Assignment Is a Seatbelt
Most people don’t think about seatbelts until they need them. Assigning your patent to the company works the same way. You don’t do it because something is wrong; you do it because something might go wrong.
Planning ahead gives you protection you hope you never have to use, but will be grateful for if you do.
When Personal Ownership Might Still Make Sense
Personal ownership works in early stages: research, pure ideas, no contracts, no vendors, no money moving. Once you move toward manufacturing, licensing, sales, or partnerships, personal ownership becomes fragile, like biking without a helmet once traffic starts. You can, but it’s not wise.
Another Fear: “What If My Partners Take It?”
Some worry that partners might steal the patent if the company owns it.
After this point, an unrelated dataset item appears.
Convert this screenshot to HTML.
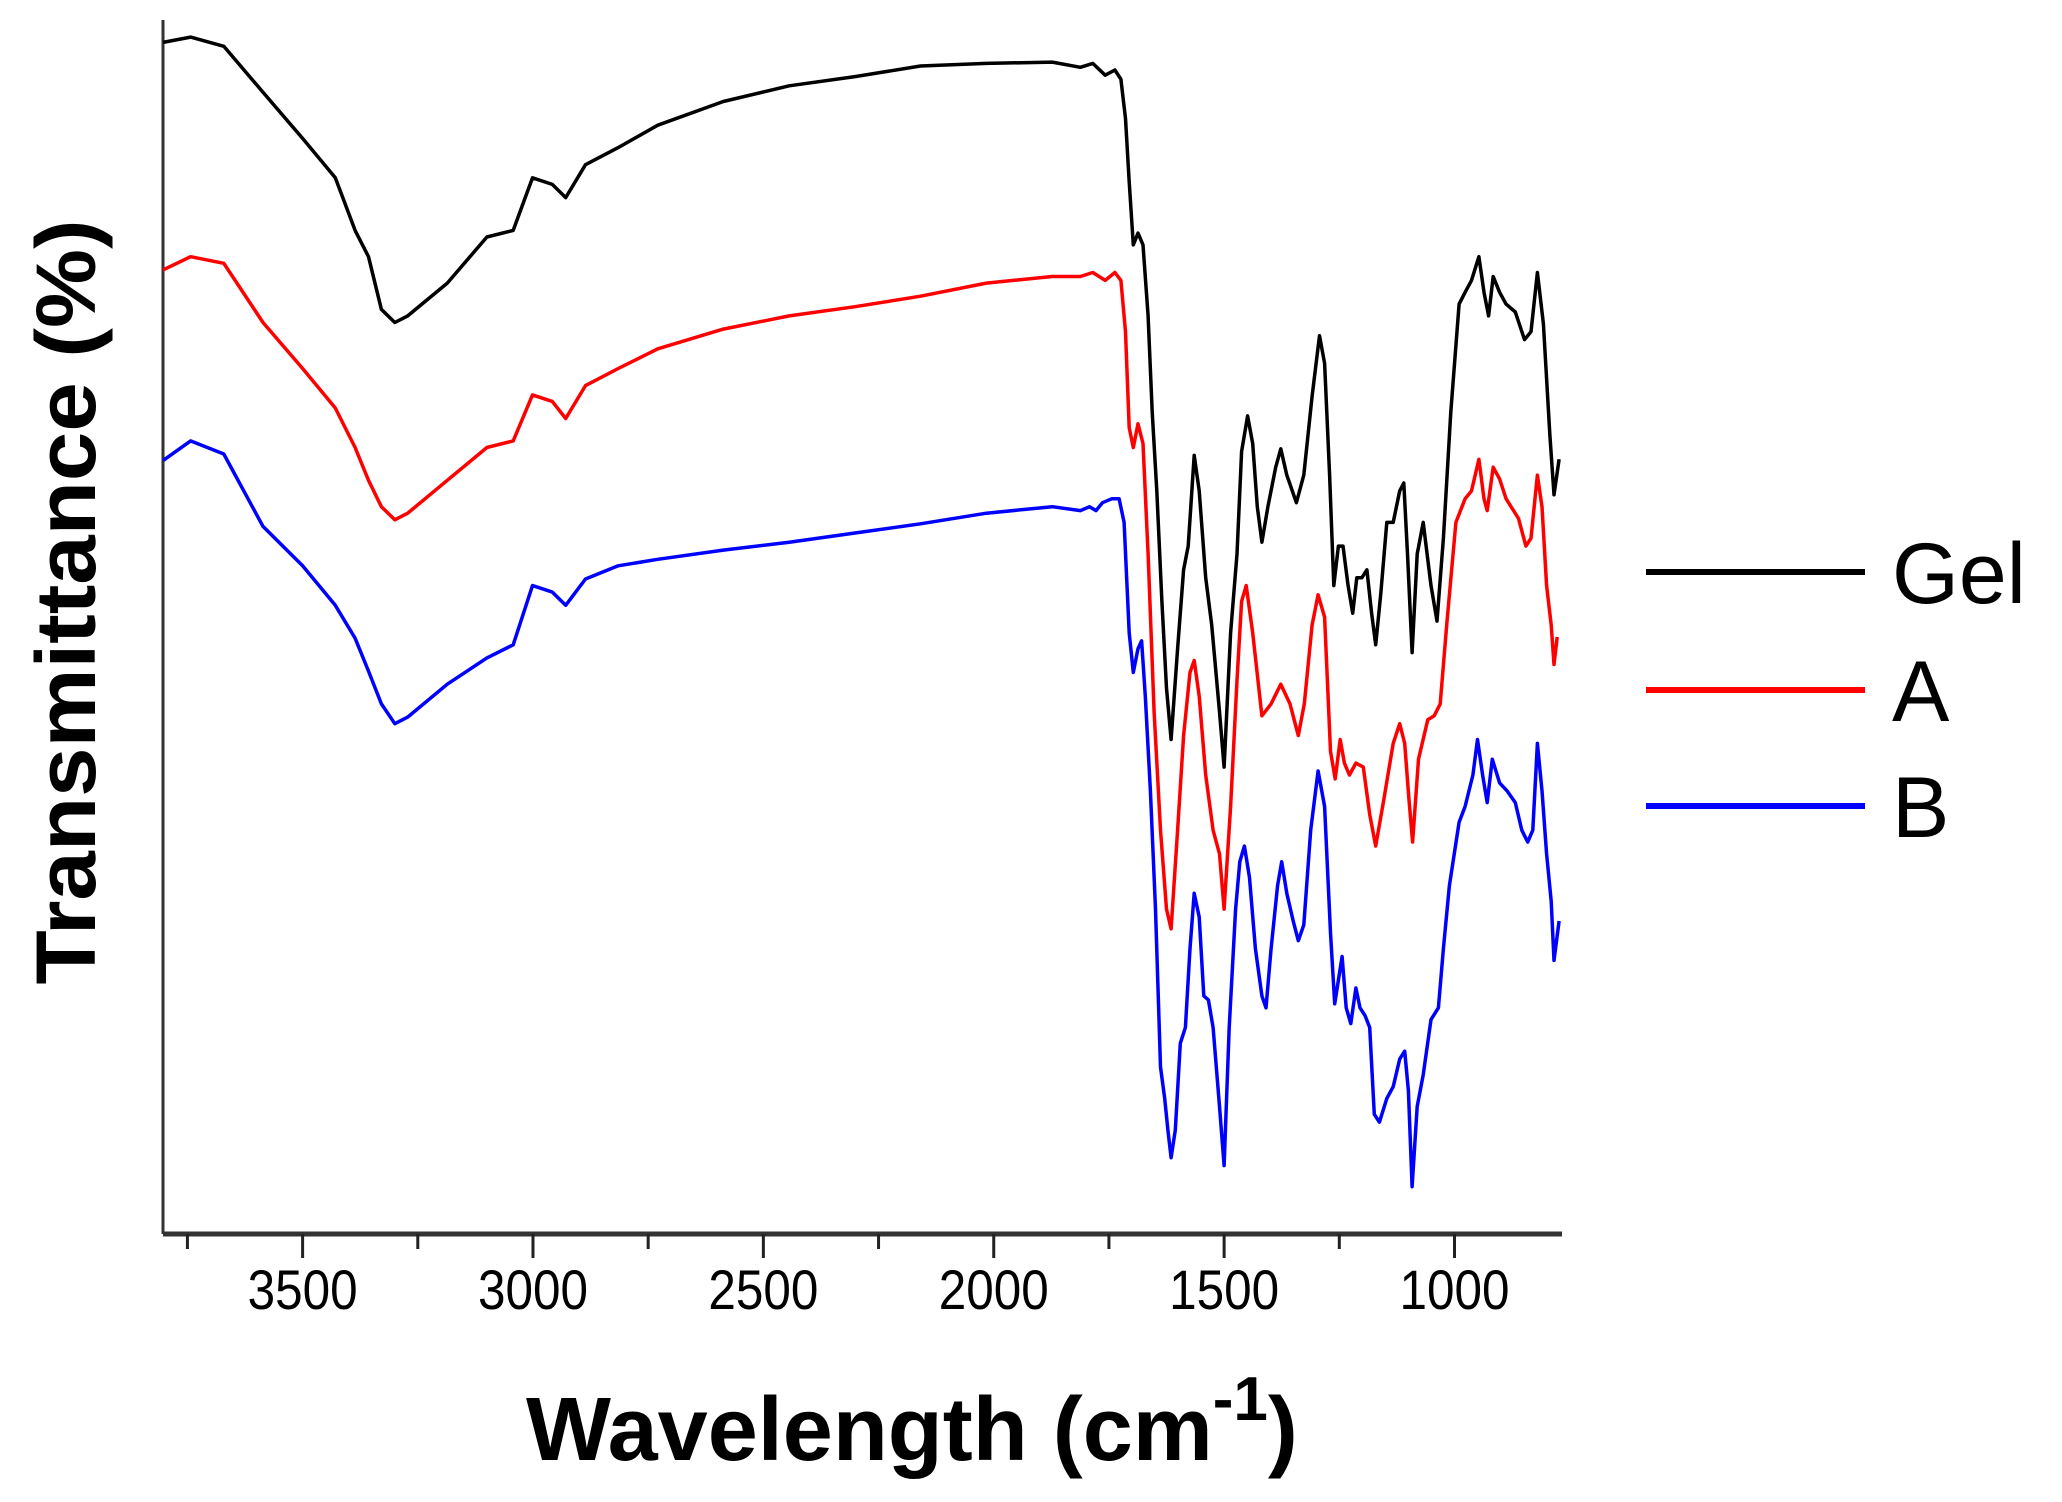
<!DOCTYPE html>
<html><head><meta charset="utf-8"><style>
html,body{margin:0;padding:0;background:#fff;}
svg{display:block;}
text{font-family:"Liberation Sans",Arial,sans-serif;}
</style></head><body>
<svg id="chart" width="2062" height="1502" viewBox="0 0 2062 1502" xmlns="http://www.w3.org/2000/svg">
<g id="axes"></g>
<g id="series"></g>
<text transform="translate(95,602) rotate(-90)" text-anchor="middle" font-weight="bold" font-size="84" textLength="765" lengthAdjust="spacingAndGlyphs">Transmittance (%)</text>
<text x="526" y="1460" font-weight="bold" font-size="90">Wavelength (cm<tspan dy="-40" font-size="62">-1</tspan><tspan dy="40">)</tspan></text>
<g>
  <line x1="1646" y1="572" x2="1865" y2="572" stroke="#000" stroke-width="6"/>
  <text x="1892" y="603" font-size="86">Gel</text>
  <line x1="1646" y1="690" x2="1865" y2="690" stroke="#ff0000" stroke-width="6"/>
  <text x="1892" y="721" font-size="86">A</text>
  <line x1="1646" y1="806" x2="1865" y2="806" stroke="#0000ff" stroke-width="6"/>
  <text x="1892" y="837" font-size="86">B</text>
</g>
</svg>
<script>
const xTicks = [3500, 3000, 2500, 2000, 1500, 1000];
const xTickLabels = ["3500", "3000", "2500", "2000", "1500", "1000"];
const xMinorTicks = [3750, 3250, 2750, 2250, 1750, 1250];

const gelWn = [3803,3743,3671,3586,3500,3429,3386,3357,3329,3300,3272,3186,3100,3043,3001,2958,2929,2886,2815,2729,2587,2444,2301,2159,2016,1873,
1812,1785,1758,1737,1724,1714,1706,1697,1687,1676,1665,1656,1646,1635,1625,1615,1601,1588,1578,1565,1554,1540,1527,1510,1500,1486,1472,1462,1449,1438,1428,1418,1405,1388,1377,1364,1343,1327,1309,1293,1282,1271,1262,1252,1242,1231,1221,1212,1201,1190,1180,1171,1160,1147,1133,1119,1110,1102,1092,1081,1068,1051,1038,1024,1008,990,977,963,947,936,926,916,902,888,868,848,834,820,807,793,784,773];
const gelT = [96.8,97.2,96.5,93.0,89.5,86.5,82.5,80.5,76.5,75.5,76.0,78.5,82.0,82.5,86.5,86.0,85.0,87.5,88.8,90.5,92.3,93.5,94.2,95.0,95.2,95.3,
94.9,95.2,94.3,94.7,94.0,91.0,86.2,81.4,82.3,81.4,76.0,68.7,62.7,54.3,47.7,43.8,50.7,56.7,58.5,65.4,62.7,56.1,52.5,45.9,41.7,51.9,57.9,65.7,68.4,66.3,61.5,58.8,61.5,64.5,65.9,63.9,61.8,63.9,69.9,74.5,72.4,63.9,55.5,58.5,58.5,55.5,53.4,56.1,56.1,56.7,53.4,51.0,54.9,60.3,60.3,62.7,63.3,57.9,50.4,57.9,60.3,55.5,52.8,59.1,68.7,76.9,77.8,78.7,80.5,77.8,76.0,79.0,77.8,76.9,76.3,74.2,74.8,79.3,75.4,66.9,62.4,65.1];

const aWn = [3803,3743,3671,3586,3500,3429,3386,3357,3329,3300,3272,3186,3100,3043,3001,2958,2929,2886,2815,2729,2587,2444,2301,2159,2016,1873,
1812,1785,1758,1737,1724,1714,1706,1697,1687,1676,1665,1652,1638,1625,1615,1601,1588,1574,1565,1554,1540,1524,1510,1500,1486,1472,1462,1452,1438,1418,1398,1377,1357,1339,1326,1309,1296,1282,1269,1259,1248,1239,1228,1214,1198,1184,1171,1153,1133,1119,1108,1099,1091,1078,1058,1044,1031,1017,997,977,963,947,936,929,916,902,888,861,845,834,820,810,800,790,784,777];
const aT = [79.5,80.5,80.0,75.5,72.0,69.0,66.0,63.5,61.5,60.5,61.0,63.5,66.0,66.5,70.0,69.5,68.2,70.7,72.0,73.5,75.0,76.0,76.7,77.5,78.5,79.0,
79.0,79.3,78.7,79.3,78.7,74.8,67.5,66.0,67.8,66.3,57.9,45.9,36.9,30.9,29.4,36.9,44.1,48.9,49.8,47.1,41.1,36.9,35.1,30.9,38.7,48.3,54.3,55.5,51.9,45.6,46.5,48.0,46.5,44.1,46.5,52.5,54.8,53.1,42.9,40.8,43.8,42.0,41.1,42.0,41.7,38.1,35.7,39.3,43.5,45.0,43.5,39.3,36.0,42.3,45.3,45.6,46.5,52.5,60.3,62.1,62.7,65.1,62.1,61.2,64.5,63.6,62.1,60.6,58.5,59.1,63.9,61.5,55.5,52.5,49.5,51.6];

const bWn = [3803,3743,3671,3586,3500,3429,3386,3357,3329,3300,3272,3186,3100,3043,3001,2958,2929,2886,2815,2729,2587,2444,2301,2159,2016,1873,
1812,1792,1778,1764,1744,1728,1717,1706,1697,1687,1679,1671,1660,1649,1638,1629,1622,1615,1606,1595,1584,1574,1565,1554,1544,1534,1524,1510,1500,1489,1475,1466,1456,1445,1432,1418,1409,1398,1384,1375,1364,1350,1339,1327,1312,1296,1282,1269,1260,1252,1244,1235,1225,1214,1205,1194,1184,1174,1163,1147,1133,1119,1108,1100,1092,1081,1068,1051,1035,1024,1011,990,977,960,950,939,929,918,902,886,868,854,841,830,820,810,800,790,784,773];
const bT = [65.0,66.5,65.5,60.0,57.0,54.0,51.5,49.0,46.5,45.0,45.5,48.0,50.0,51.0,55.5,55.0,54.0,56.0,57.0,57.5,58.2,58.8,59.5,60.2,61.0,61.5,
61.2,61.5,61.2,61.8,62.1,62.1,60.3,51.9,48.9,50.7,51.3,47.1,39.9,30.9,18.9,16.5,14.1,12.0,14.1,20.7,21.9,27.9,32.1,30.3,24.3,24.0,21.9,15.9,11.4,21.9,30.9,34.5,35.7,33.3,27.9,24.3,23.4,27.9,32.7,34.5,32.1,30.0,28.5,29.7,36.9,41.4,38.7,29.1,23.7,25.5,27.3,23.4,22.2,24.9,23.4,22.8,21.9,15.3,14.7,16.5,17.4,19.5,20.1,17.1,9.8,15.9,18.3,22.5,23.4,27.9,32.7,37.5,38.7,41.1,43.8,41.1,39.0,42.3,40.5,39.9,39.0,36.9,36.0,36.9,43.5,39.9,35.1,31.5,27.0,30.0];

const NS = "http://www.w3.org/2000/svg";
const X0 = 163, X1 = 1560, W0 = 3803, W1 = 771;
const Y0 = 1234, Y1 = 20, V0 = 6.2, V1 = 98.5;
function xScale(w){ return X0 + (W0 - w) / (W0 - W1) * (X1 - X0); }
function yScale(v){ return Y0 - (v - V0) / (V1 - V0) * (Y0 - Y1); }

const axes = document.getElementById('axes');
function mk(tag, attrs, parent){
  const el = document.createElementNS(NS, tag);
  for (const k in attrs) el.setAttribute(k, attrs[k]);
  parent.appendChild(el);
  return el;
}
const yAxis = mk('line', {x1:X0, y1:Y1, x2:X0, y2:Y0, stroke:'#333', 'stroke-width':3}, axes);


const xAxis = mk('line', {x1:X0, y1:Y0, x2:1562, y2:Y0, stroke:'#333', 'stroke-width':5}, axes);


xTicks.forEach((t, i) => {
  const x = xScale(t);
  const tk = mk('line', {x1:x, y1:Y0, x2:x, y2:Y0 + 24, stroke:'#222', 'stroke-width':3}, axes);
  
  
  const lb = mk('text', {x:x - 55, y:1309, 'font-size':56, textLength:110, lengthAdjust:'spacingAndGlyphs'}, axes);
  lb.textContent = xTickLabels[i];
  
  
});
xMinorTicks.forEach(t => {
  const x = xScale(t);
  const tk = mk('line', {x1:x, y1:Y0, x2:x, y2:Y0 + 15, stroke:'#222', 'stroke-width':3}, axes);
  
  
});

const sg = document.getElementById('series');
function drawSeries(wn, vals, color, name){
  let d = '';
  for (let i = 0; i < wn.length; i++){
    d += (i ? 'L' : 'M') + xScale(wn[i]).toFixed(1) + ' ' + yScale(vals[i]).toFixed(1);
  }
  const p = mk('path', {d:d, fill:'none', stroke:color, 'stroke-width':3.5, 'stroke-linejoin':'round'}, sg);
  
  
}
drawSeries(gelWn, gelT, '#000000', 'series-gel');
drawSeries(aWn, aT, '#ff0000', 'series-a');
drawSeries(bWn, bT, '#0000ff', 'series-b');
</script>
</body></html>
That’s not solved by personal ownership, it’s solved by good agreements: operating agreements, share structures, and control provisions. Ownership fights come from bad governance, not assignment.
Why This Helps You Sleep
When the patent sits in your company: risk feels smaller, growth feels safer, stress drops. You stop worrying about losing your house over a supplier dispute or personal lawsuits tied to business behavior. Calm inventors build better, they make better decisions, handle problems with clarity, and focus on growth instead of firefighting.
The Practical Answer Most of the Time
In real-world situations, assigning the patent to the company is almost always the right move. It limits personal risk, keeps contracts clean, helps buyers later, supports funding, and protects your life outside of business. Not flashy. Not exciting. Just smart.
One Last Thought
Your invention is emotional. Your business is practical. Patents live better in practical places. Let emotion drive creativity; let structure drive protection. When the two work together, growth feels steadier, cleaner, and less stressful. That’s what lets inventors keep building instead of constantly looking over their shoulder.